Stored entries:
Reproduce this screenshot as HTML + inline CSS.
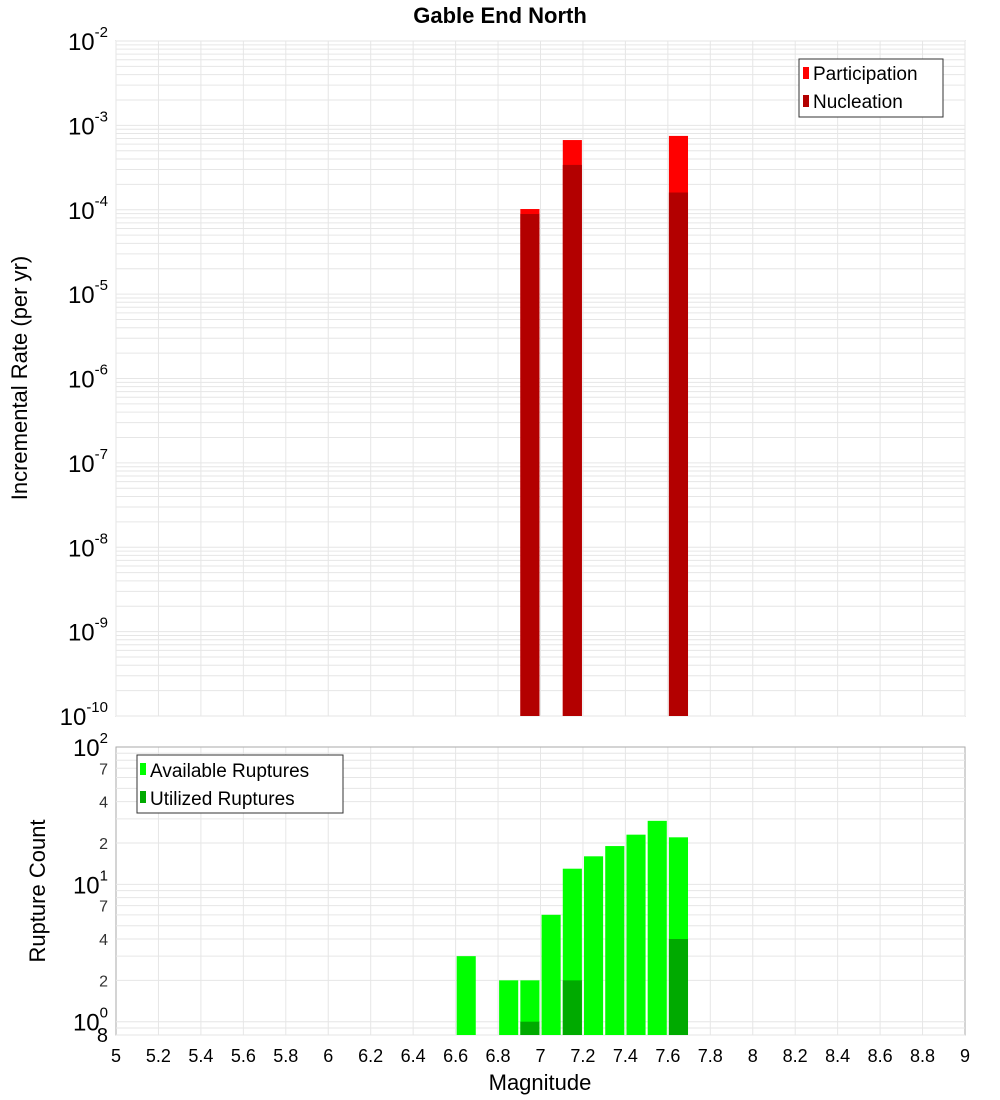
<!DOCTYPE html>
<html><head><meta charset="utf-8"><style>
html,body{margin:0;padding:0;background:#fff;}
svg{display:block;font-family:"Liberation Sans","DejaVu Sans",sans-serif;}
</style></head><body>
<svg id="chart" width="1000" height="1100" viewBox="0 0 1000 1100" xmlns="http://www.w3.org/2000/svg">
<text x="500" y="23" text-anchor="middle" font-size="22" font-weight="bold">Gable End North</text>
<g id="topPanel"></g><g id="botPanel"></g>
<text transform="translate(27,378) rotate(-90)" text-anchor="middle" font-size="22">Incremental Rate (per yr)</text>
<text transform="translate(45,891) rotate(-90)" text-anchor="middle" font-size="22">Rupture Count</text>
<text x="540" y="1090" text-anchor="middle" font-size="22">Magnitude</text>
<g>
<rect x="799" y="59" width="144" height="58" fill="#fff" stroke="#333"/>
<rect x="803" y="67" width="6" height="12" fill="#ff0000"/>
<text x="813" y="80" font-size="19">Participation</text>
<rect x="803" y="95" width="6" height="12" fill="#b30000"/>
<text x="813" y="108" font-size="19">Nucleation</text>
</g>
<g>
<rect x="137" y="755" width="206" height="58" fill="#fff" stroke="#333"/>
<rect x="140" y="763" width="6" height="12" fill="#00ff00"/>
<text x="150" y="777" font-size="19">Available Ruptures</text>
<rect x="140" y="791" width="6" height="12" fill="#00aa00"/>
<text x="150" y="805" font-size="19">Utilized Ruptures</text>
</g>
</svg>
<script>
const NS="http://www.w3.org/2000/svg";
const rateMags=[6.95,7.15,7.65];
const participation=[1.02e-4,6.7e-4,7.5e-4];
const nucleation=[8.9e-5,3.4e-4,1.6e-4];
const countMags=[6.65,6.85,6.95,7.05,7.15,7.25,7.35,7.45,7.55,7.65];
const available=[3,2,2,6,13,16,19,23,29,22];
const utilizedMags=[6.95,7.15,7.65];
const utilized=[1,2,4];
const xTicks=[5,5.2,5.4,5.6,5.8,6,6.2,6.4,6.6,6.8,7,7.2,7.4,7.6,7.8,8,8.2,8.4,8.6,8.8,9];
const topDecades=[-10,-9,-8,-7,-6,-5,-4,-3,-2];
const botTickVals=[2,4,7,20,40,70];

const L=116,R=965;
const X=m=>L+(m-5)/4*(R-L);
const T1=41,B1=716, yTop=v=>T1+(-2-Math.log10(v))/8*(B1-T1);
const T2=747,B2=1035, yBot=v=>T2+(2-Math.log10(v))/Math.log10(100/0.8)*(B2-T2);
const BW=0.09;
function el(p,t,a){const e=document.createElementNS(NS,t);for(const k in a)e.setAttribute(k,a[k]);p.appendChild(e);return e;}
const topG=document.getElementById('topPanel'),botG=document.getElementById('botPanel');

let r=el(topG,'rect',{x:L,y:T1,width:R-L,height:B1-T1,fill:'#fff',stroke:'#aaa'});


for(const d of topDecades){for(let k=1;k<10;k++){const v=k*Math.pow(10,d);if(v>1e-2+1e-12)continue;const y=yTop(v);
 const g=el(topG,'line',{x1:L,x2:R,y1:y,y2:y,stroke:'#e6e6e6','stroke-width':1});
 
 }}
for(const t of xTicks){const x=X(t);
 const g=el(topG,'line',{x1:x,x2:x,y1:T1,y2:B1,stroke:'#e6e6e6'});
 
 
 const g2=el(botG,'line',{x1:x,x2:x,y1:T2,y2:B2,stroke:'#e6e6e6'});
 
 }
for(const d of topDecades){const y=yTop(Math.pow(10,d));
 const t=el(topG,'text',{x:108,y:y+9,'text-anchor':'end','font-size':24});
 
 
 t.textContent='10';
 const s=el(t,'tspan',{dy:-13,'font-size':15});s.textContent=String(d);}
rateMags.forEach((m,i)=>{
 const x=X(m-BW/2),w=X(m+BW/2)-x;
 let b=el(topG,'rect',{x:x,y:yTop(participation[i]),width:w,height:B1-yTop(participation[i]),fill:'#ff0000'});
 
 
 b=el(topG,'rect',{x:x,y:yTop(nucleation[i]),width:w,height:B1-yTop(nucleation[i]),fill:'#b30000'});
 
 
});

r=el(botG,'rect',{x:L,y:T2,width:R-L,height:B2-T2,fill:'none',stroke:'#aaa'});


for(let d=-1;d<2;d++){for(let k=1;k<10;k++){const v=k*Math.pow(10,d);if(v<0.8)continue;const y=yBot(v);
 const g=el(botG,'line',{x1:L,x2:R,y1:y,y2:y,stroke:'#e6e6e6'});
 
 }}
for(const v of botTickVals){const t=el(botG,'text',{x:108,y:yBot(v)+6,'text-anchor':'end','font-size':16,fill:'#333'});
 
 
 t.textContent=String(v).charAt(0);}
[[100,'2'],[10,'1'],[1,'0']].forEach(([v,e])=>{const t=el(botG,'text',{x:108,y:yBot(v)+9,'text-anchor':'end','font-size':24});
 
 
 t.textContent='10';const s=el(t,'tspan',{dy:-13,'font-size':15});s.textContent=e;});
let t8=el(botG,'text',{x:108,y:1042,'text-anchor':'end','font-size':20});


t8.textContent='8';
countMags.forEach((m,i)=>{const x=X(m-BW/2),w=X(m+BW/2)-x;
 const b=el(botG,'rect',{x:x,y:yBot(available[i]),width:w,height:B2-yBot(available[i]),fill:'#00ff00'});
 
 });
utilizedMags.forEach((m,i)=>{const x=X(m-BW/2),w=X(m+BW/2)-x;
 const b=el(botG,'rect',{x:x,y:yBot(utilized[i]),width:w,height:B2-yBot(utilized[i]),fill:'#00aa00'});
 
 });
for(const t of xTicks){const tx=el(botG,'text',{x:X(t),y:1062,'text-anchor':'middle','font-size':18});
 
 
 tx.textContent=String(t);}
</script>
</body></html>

--

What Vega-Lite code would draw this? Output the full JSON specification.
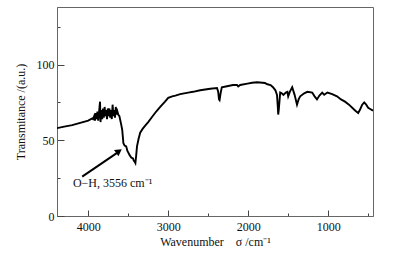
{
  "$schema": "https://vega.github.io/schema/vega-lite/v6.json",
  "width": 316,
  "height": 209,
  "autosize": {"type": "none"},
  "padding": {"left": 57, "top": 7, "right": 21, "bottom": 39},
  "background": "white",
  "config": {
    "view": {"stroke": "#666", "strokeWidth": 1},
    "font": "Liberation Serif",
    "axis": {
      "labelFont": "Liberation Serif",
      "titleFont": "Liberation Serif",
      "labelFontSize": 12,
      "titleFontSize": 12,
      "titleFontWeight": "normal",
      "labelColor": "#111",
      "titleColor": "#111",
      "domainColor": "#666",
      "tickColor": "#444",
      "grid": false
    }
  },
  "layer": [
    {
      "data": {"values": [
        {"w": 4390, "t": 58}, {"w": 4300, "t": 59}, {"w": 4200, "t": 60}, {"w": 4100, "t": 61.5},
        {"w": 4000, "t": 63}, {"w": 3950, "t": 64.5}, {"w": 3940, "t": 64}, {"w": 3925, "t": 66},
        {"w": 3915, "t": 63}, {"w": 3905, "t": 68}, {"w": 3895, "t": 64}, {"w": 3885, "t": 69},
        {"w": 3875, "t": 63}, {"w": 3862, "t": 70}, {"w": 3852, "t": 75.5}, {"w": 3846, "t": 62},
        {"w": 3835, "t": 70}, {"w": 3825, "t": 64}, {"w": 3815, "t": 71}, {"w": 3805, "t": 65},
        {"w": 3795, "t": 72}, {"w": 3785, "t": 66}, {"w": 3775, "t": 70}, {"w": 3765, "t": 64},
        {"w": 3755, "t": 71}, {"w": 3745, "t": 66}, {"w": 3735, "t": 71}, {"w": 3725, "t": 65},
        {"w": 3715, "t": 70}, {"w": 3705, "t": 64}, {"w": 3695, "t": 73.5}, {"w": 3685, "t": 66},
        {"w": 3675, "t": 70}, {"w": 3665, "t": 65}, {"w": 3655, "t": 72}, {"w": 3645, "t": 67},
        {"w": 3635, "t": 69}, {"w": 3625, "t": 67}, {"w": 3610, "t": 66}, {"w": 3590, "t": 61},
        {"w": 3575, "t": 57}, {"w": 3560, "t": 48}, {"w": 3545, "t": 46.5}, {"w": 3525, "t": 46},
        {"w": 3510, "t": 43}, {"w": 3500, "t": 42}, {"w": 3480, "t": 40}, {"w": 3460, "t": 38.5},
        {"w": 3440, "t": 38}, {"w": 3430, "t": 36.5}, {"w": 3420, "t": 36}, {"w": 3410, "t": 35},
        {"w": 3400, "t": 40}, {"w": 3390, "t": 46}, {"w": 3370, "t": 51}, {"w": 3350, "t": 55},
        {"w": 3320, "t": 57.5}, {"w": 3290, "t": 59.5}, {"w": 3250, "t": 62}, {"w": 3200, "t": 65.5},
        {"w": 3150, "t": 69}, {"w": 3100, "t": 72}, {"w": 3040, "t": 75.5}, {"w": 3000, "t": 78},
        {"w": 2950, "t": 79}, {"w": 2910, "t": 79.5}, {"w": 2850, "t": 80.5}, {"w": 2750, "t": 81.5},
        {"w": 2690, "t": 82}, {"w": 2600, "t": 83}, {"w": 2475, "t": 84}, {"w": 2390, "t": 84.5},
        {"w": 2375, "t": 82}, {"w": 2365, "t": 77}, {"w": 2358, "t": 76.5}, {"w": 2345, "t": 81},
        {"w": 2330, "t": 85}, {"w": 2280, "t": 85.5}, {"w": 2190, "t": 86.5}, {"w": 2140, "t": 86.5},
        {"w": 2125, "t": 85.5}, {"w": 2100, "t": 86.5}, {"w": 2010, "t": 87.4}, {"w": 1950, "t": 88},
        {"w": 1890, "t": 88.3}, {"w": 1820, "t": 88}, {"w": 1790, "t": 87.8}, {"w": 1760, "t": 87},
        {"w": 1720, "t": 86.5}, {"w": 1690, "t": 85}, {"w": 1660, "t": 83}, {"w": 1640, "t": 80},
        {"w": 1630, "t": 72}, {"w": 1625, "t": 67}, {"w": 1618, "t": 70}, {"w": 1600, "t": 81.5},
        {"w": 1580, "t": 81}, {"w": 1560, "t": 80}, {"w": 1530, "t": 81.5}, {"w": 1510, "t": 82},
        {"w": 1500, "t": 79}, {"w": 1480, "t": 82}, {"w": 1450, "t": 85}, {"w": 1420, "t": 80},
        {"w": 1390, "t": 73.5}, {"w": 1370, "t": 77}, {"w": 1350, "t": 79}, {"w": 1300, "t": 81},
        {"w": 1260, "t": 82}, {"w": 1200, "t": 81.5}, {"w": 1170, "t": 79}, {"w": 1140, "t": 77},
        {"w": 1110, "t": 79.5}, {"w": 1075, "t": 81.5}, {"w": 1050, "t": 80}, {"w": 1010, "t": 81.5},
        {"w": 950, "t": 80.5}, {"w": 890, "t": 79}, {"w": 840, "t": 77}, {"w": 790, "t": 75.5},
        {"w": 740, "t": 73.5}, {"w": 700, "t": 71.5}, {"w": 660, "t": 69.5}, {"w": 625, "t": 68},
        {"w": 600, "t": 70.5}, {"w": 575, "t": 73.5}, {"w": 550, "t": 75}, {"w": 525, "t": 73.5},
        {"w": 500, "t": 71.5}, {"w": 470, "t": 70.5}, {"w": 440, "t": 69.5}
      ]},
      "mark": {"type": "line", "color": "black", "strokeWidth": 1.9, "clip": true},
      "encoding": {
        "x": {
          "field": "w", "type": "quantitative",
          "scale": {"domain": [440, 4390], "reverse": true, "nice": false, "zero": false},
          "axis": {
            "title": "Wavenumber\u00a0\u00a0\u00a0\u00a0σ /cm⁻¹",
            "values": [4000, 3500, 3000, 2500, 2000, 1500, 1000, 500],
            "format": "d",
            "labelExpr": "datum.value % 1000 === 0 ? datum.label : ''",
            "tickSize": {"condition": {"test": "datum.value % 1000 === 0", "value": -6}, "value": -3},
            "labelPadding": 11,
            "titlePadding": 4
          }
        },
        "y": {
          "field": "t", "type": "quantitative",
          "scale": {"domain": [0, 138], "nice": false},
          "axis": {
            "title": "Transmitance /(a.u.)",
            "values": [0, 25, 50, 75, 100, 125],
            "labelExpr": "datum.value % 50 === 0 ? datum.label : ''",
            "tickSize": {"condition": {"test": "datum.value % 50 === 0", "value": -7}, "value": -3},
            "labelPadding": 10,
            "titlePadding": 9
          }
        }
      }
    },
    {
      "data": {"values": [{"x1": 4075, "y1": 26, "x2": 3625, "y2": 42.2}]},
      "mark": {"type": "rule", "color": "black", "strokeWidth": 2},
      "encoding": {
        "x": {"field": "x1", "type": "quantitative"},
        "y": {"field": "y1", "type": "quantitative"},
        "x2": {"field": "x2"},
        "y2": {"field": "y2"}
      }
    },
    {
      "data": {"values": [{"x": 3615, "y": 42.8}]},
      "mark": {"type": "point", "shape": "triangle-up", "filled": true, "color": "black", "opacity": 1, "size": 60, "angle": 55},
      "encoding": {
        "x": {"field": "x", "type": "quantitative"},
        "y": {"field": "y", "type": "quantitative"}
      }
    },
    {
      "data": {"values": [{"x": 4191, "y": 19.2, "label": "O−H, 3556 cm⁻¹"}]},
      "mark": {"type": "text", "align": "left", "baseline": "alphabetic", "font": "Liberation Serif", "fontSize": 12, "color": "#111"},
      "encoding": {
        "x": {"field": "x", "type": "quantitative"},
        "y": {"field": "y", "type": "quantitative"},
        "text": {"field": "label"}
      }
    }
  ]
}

> **Exercise objective**: Across the material above, count every line holding "this" and write down only the number.

> **Finished task**: 2